Salesforce data shows that faster follow-up significantly improves conversion, but speed without context rarely works. The message must remind the recipient who you are and why the conversation mattered.
Exhibition Stand Checklist: Avoid Common Mistakes

After managing dozens of exhibition projects, I can say this clearly: most failures are predictable.
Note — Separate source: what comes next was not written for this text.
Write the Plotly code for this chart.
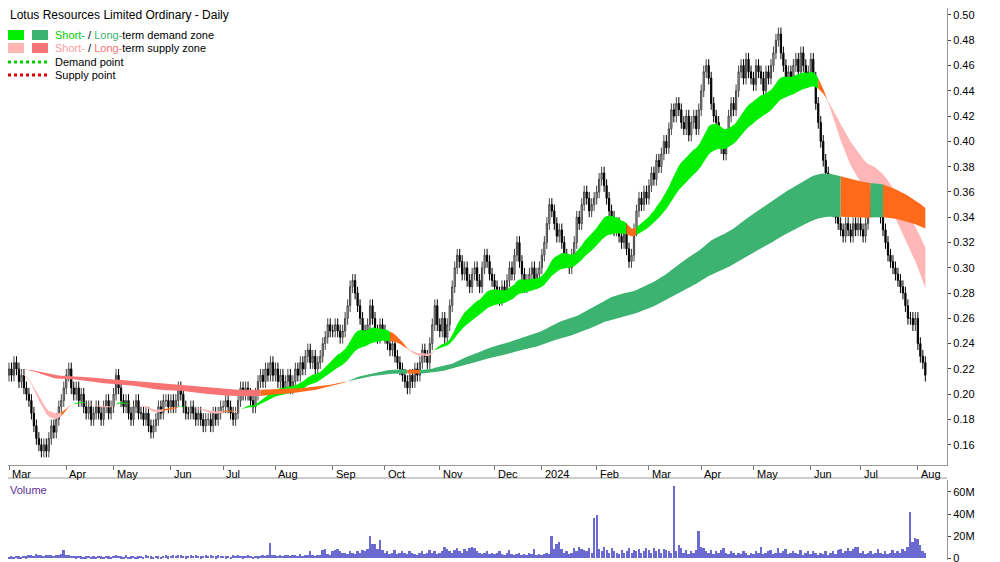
import numpy as np
import pandas as pd
import plotly.graph_objects as go

# daily closes, one list per month (Feb 2023 tail .. Aug 2024)
months = ["Feb", "Mar", "Apr", "May", "Jun", "Jul", "Aug", "Sep", "Oct", "Nov", "Dec",
          "2024", "Feb", "Mar", "Apr", "May", "Jun", "Jul", "Aug"]
close_m = [
    [0.220, 0.215],
    [0.220, 0.215, 0.225, 0.220, 0.210, 0.215, 0.205, 0.200, 0.195, 0.185, 0.175, 0.165, 0.160, 0.155, 0.160, 0.155, 0.165, 0.175, 0.170, 0.180, 0.190, 0.195, 0.205],
    [0.215, 0.220, 0.205, 0.200, 0.205, 0.195, 0.200, 0.190, 0.185, 0.190, 0.180, 0.185, 0.190, 0.185, 0.180, 0.190, 0.195, 0.185, 0.190],
    [0.200, 0.215, 0.205, 0.195, 0.190, 0.195, 0.185, 0.180, 0.190, 0.195, 0.185, 0.185, 0.180, 0.185, 0.175, 0.170, 0.175, 0.180, 0.190, 0.185, 0.195, 0.195, 0.190],
    [0.195, 0.190, 0.195, 0.205, 0.200, 0.190, 0.185, 0.185, 0.190, 0.185, 0.180, 0.185, 0.180, 0.175, 0.180, 0.180, 0.175, 0.185, 0.180, 0.185, 0.190],
    [0.190, 0.195, 0.190, 0.185, 0.180, 0.185, 0.195, 0.205, 0.200, 0.205, 0.200, 0.195, 0.190, 0.200, 0.210, 0.215, 0.210, 0.220, 0.215, 0.225, 0.215],
    [0.220, 0.210, 0.215, 0.205, 0.210, 0.215, 0.205, 0.210, 0.220, 0.215, 0.225, 0.220, 0.230, 0.235, 0.225, 0.230, 0.220, 0.225, 0.230, 0.240, 0.245, 0.255, 0.250],
    [0.250, 0.255, 0.250, 0.245, 0.250, 0.260, 0.270, 0.285, 0.290, 0.280, 0.270, 0.260, 0.250, 0.245, 0.255, 0.270, 0.260, 0.250, 0.245, 0.255, 0.250],
    [0.245, 0.240, 0.235, 0.240, 0.230, 0.225, 0.220, 0.215, 0.210, 0.205, 0.215, 0.210, 0.220, 0.215, 0.225, 0.235, 0.230, 0.225, 0.240, 0.255, 0.270, 0.255],
    [0.250, 0.260, 0.245, 0.255, 0.270, 0.285, 0.300, 0.310, 0.305, 0.295, 0.300, 0.290, 0.285, 0.295, 0.300, 0.290, 0.285, 0.300, 0.310, 0.305, 0.295, 0.290],
    [0.285, 0.280, 0.275, 0.285, 0.280, 0.290, 0.300, 0.295, 0.310, 0.320, 0.305, 0.295, 0.285, 0.290, 0.295, 0.300, 0.290, 0.295, 0.300],
    [0.310, 0.320, 0.335, 0.350, 0.345, 0.335, 0.325, 0.330, 0.320, 0.310, 0.305, 0.300, 0.310, 0.320, 0.340, 0.335, 0.350, 0.360, 0.355, 0.345, 0.350, 0.355],
    [0.360, 0.370, 0.375, 0.365, 0.355, 0.345, 0.340, 0.330, 0.335, 0.325, 0.320, 0.330, 0.315, 0.305, 0.310, 0.330, 0.345, 0.355, 0.350, 0.360, 0.355],
    [0.365, 0.375, 0.370, 0.385, 0.380, 0.390, 0.400, 0.395, 0.410, 0.425, 0.420, 0.430, 0.425, 0.415, 0.410, 0.420, 0.405, 0.415, 0.420, 0.410, 0.425],
    [0.440, 0.455, 0.460, 0.450, 0.430, 0.420, 0.415, 0.400, 0.395, 0.390, 0.405, 0.420, 0.430, 0.425, 0.440, 0.455, 0.460, 0.450, 0.465, 0.455, 0.450],
    [0.445, 0.460, 0.455, 0.450, 0.440, 0.455, 0.450, 0.460, 0.470, 0.480, 0.485, 0.470, 0.460, 0.450, 0.455, 0.445, 0.460, 0.465, 0.455, 0.470, 0.460, 0.450, 0.455],
    [0.465, 0.450, 0.430, 0.415, 0.400, 0.385, 0.375, 0.365, 0.355, 0.345, 0.340, 0.335, 0.330, 0.325, 0.335, 0.330, 0.325, 0.335, 0.330, 0.335],
    [0.330, 0.325, 0.335, 0.345, 0.365, 0.360, 0.350, 0.345, 0.340, 0.330, 0.320, 0.310, 0.305, 0.300, 0.295, 0.290, 0.285, 0.280, 0.270, 0.260, 0.260, 0.255, 0.260],
    [0.240, 0.230, 0.225, 0.215],
]
# daily volume in millions, same layout
vol_m = [
    [1.5, 1.2],
    [1, 1.5, 1, 2, 1.5, 1, 2, 1.5, 2.5, 3, 2, 3.5, 3, 2.5, 2, 3, 2.5, 3, 2, 2.5, 3, 4, 7],
    [3, 2.5, 2, 2, 1.5, 2, 1.5, 1, 1.5, 2, 1, 1.5, 1, 2, 1.5, 1, 2, 1.5, 1],
    [2, 3, 2, 1.5, 1, 2.5, 1, 1.5, 2, 1, 1.5, 2, 1, 2.5, 2, 1.5, 1, 2, 1.5, 1, 2, 2.5, 1.5],
    [2, 2.5, 2, 3, 2.5, 2, 1.5, 2, 3, 2, 2.5, 2, 1.5, 2, 3, 2, 2.5, 2, 1.5, 3, 2],
    [2, 1.5, 2, 1, 2.5, 2, 3, 2, 1.5, 2, 2.5, 2, 1, 2, 1.5, 2, 3, 2, 2.5, 14, 3],
    [2.5, 2, 3, 2, 2.5, 3, 2, 3, 2.5, 2, 3.5, 2, 3, 2.5, 6, 3, 2, 2.5, 3, 7, 8, 4, 3],
    [6, 7, 8, 6, 5, 5, 4, 6, 5, 4, 6, 5, 7, 6, 8, 20, 13, 13, 8, 16, 7],
    [5, 6, 4, 5, 7, 4, 5, 6, 5, 4, 6, 5, 4, 3, 5, 6, 4, 5, 7, 5, 6, 4],
    [5, 6, 10, 8, 6, 5, 7, 9, 6, 5, 8, 6, 9, 10, 9, 6, 5, 4, 5, 6, 4, 5],
    [4, 5, 6, 4, 3, 5, 7, 4, 3, 4, 5, 3, 4, 3, 5, 4, 8, 3, 4],
    [3, 4, 5, 4, 20, 8, 13, 15, 8, 5, 6, 4, 5, 9, 6, 10, 8, 7, 6, 9, 5, 36],
    [39, 8, 6, 10, 7, 5, 9, 6, 5, 4, 7, 5, 6, 9, 5, 7, 6, 8, 5, 6, 9],
    [7, 5, 9, 6, 8, 5, 8, 7, 6, 5, 65, 6, 12, 9, 5, 7, 4, 6, 5, 7, 25],
    [10, 9, 6, 5, 7, 4, 6, 5, 7, 9, 5, 4, 6, 5, 3, 5, 4, 6, 5, 3, 5],
    [4, 6, 5, 10, 4, 5, 6, 7, 4, 5, 9, 5, 6, 8, 4, 5, 6, 5, 4, 7, 3, 5, 6],
    [4, 6, 5, 3, 5, 4, 6, 3, 5, 6, 4, 7, 8, 5, 6, 9, 6, 8, 10, 10],
    [5, 6, 4, 5, 6, 4, 5, 8, 5, 4, 6, 4, 5, 7, 5, 6, 5, 8, 6, 10, 42, 15, 18],
    [17, 12, 6, 5],
]
price_ticks = [0.16, 0.18, 0.20, 0.22, 0.24, 0.26, 0.28, 0.30, 0.32, 0.34, 0.36, 0.38,
               0.40, 0.42, 0.44, 0.46, 0.48, 0.50]
vol_ticks = [0, 20, 40, 60]
vol_labels = ["0", "20M", "40M", "60M"]

close = np.array([c for m in close_m for c in m])
vol = np.array([v for m in vol_m for v in m]) * 1e6
n = len(close)
x = np.arange(n)
opn = np.r_[close[0], close[:-1]]
WICK = 0.005
high = np.maximum(opn, close) + WICK
low = np.minimum(opn, close) - WICK
month_start = np.cumsum([0] + [len(m) for m in close_m[:-1]])

s = pd.Series(close)
ref_price = s.ewm(span=4).mean().values  # lightly smoothed price used to colour the zones
bands = [  # fast, slow, demand, supply
    (s.ewm(span=25).mean().values, s.ewm(span=45).mean().values, "#00ee00", "#ffb6b6"),
    (s.ewm(span=160, adjust=False).mean().values, s.ewm(span=250, adjust=False).mean().values,
     "#3cb371", "#f87474"),
]
ORANGE = "#ff6a1a"

fig = go.Figure()
for fast, slow, dcol, scol in bands:
    lo_b, hi_b = np.minimum(fast, slow), np.maximum(fast, slow)
    state = []
    for i in range(n):
        if fast[i] >= slow[i] and ref_price[i] >= lo_b[i]:
            state.append(dcol)
        elif fast[i] < slow[i] and ref_price[i] <= hi_b[i]:
            state.append(scol)
        else:
            state.append(ORANGE)
    i = 0
    while i < n:
        j = i
        while j + 1 < n and state[j + 1] == state[i]:
            j += 1
        k = min(j + 1, n - 1)
        xs = list(x[i:k + 1]) + list(x[i:k + 1][::-1])
        ys = list(hi_b[i:k + 1]) + list(lo_b[i:k + 1][::-1])
        fig.add_trace(go.Scatter(x=xs, y=ys, fill="toself", fillcolor=state[i],
                                 line=dict(width=0), mode="lines", hoverinfo="skip",
                                 showlegend=False, yaxis="y"))
        i = j + 1

fig.add_trace(go.Candlestick(
    x=x, open=opn, high=high, low=low, close=close, showlegend=False,
    increasing=dict(line=dict(color="#444444", width=1), fillcolor="#c8c8c8"),
    decreasing=dict(line=dict(color="#000000", width=1), fillcolor="#000000"),
    whiskerwidth=0, yaxis="y"))

fig.add_trace(go.Bar(x=x, y=vol, marker_color="#6a6ad0", marker_line_width=0,
                     showlegend=False, yaxis="y2", xaxis="x2", width=0.8))

# the page sits 8px in from the window corner; helpers map window pixels to paper
W, H, R = 1000, 562, 61
def px(v):
    return (v - 8) / (W - R)
def py(v):
    return 1 - (v - 8) / H

xr = [1.6, 378.7]
font = dict(family="Liberation Sans, Arial", size=11, color="#000")
fig.update_layout(
    width=W, height=H, margin=dict(l=0, r=R, t=0, b=0, autoexpand=False),
    plot_bgcolor="white", paper_bgcolor="white", font=font, bargap=0,
    xaxis=dict(domain=[0, 1], range=xr, showticklabels=False,
               tickvals=month_start[1:], ticks="outside", ticklen=4, tickcolor="#777",
               showgrid=False, zeroline=False, showline=True, linecolor="#999",
               rangeslider=dict(visible=False), anchor="y", automargin=False),
    yaxis=dict(domain=[py(465), 1], range=[0.144, 0.5055], side="right",
               tickvals=price_ticks, tickformat=".2f", ticks="outside", ticklen=3,
               showgrid=False, zeroline=False, showline=True, linecolor="#999",
               automargin=False),
    xaxis2=dict(domain=[0, 1], range=xr, showticklabels=False,
                showgrid=False, zeroline=False, anchor="y2", matches="x",
                automargin=False),
    yaxis2=dict(domain=[py(560), py(480)], range=[-1.8e6, 70.9e6], side="right",
                tickvals=[v * 1e6 for v in vol_ticks], ticktext=vol_labels,
                ticks="outside", ticklen=3, showgrid=False, zeroline=False,
                showline=True, linecolor="#999", anchor="x2", automargin=False),
)
fig.add_shape(type="line", xref="paper", yref="paper", x0=0, x1=1, y0=py(478), y1=py(478),
              line=dict(color="#999", width=1))

for m, xi in zip(months[1:], month_start[1:]):
    fig.add_annotation(x=xi, y=py(465), xref="x", yref="paper", text=m, showarrow=False,
                       xanchor="left", yanchor="top", xshift=1, yshift=-1,
                       font=dict(size=11))

fig.add_annotation(x=0, y=1.0, xref="paper", yref="paper", xanchor="left",
                   yanchor="top", showarrow=False, yshift=2,
                   text="Lotus Resources Limited Ordinary - Daily",
                   font=dict(size=12, color="#000"))
legend = [
    ("#00ee00", "#3cb371", "<span style='color:#00cc00'>Short-</span> / "
     "<span style='color:#3cb371'>Long-</span>term demand zone"),
    ("#ffb6b6", "#f87474", "<span style='color:#ffa0a0'>Short-</span> / "
     "<span style='color:#f87474'>Long-</span>term supply zone"),
]
for k, (c1, c2, txt) in enumerate(legend):
    yc = 35 + k * 13
    for j, c in enumerate([c1, c2]):
        fig.add_shape(type="rect", xref="paper", yref="paper",
                      x0=px(8 + j * 24), x1=px(24 + j * 24),
                      y0=py(yc + 5), y1=py(yc - 5), fillcolor=c, line_width=0)
    fig.add_annotation(x=px(53), y=py(yc), xref="paper", yref="paper",
                       xanchor="left", yanchor="middle", showarrow=False, text=txt,
                       font=dict(size=11))
for k, (c, txt) in enumerate([("#00cc00", "Demand point"), ("#dd0000", "Supply point")]):
    yc = 62 + k * 13
    fig.add_shape(type="line", xref="paper", yref="paper", x0=px(8), x1=px(48),
                  y0=py(yc), y1=py(yc), line=dict(color=c, width=3, dash="dot"))
    fig.add_annotation(x=px(53), y=py(yc), xref="paper", yref="paper",
                       xanchor="left", yanchor="middle", showarrow=False, text=txt,
                       font=dict(size=11))
fig.add_annotation(x=0, y=py(482), xref="paper", yref="paper", xanchor="left",
                   yanchor="top", showarrow=False, text="Volume",
                   font=dict(size=11, color="#5a2d91"))

fig.write_html("out.html")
A simple exhibition stand checklist prevents expensive surprises.
Checklist: design & content (print files, messaging, visuals)
Before shipping anything to the venue, always double-check:
- final print files approved and version-controlled
- messaging hierarchy clear (one main message, not five)
- visuals readable from real viewing distances
- no last-minute text changes without rechecking layout.
Many on-site issues come from rushed approvals, not bad trade show booth ideas or build.
Checklist: operations (logistics, installation, power, Wi-Fi, compliance)
Operational problems are invisible in renderings but very visible on-site:
- installation schedule confirmed with the venue
- power and internet ordered and tested
- local regulations and height limits checked
- backup plan for delays or missing elements.
As a manager, I always assume something will go wrong at event — and plan accordingly.
Checklist: people (staffing plan, training, shift schedule)
Even the best booth fails with an unprepared team:
- clear roles (greeter, demo, closer)
- basic product and qualification training
- shift schedule to avoid burnout
- alignment on lead capture rules.
From experience, tired or confused staff hurt performance more than any design flaw.
So, what makes a good trade show booth from a project manager’s perspective?
It’s not the most expensive exhibition stand or the boldest concept. It’s a booth that respects how people move, decide, and communicate under real exhibition conditions. When goals are clear, layout is practical, messaging is focused, and the team is prepared, the booth starts working as a business tool — not just a visual presence.
After managing exhibitions for more than a decade, I’ve learned that most successful booths are not the most creative ones, but the ones that were thought through early and adjusted calmly on-site.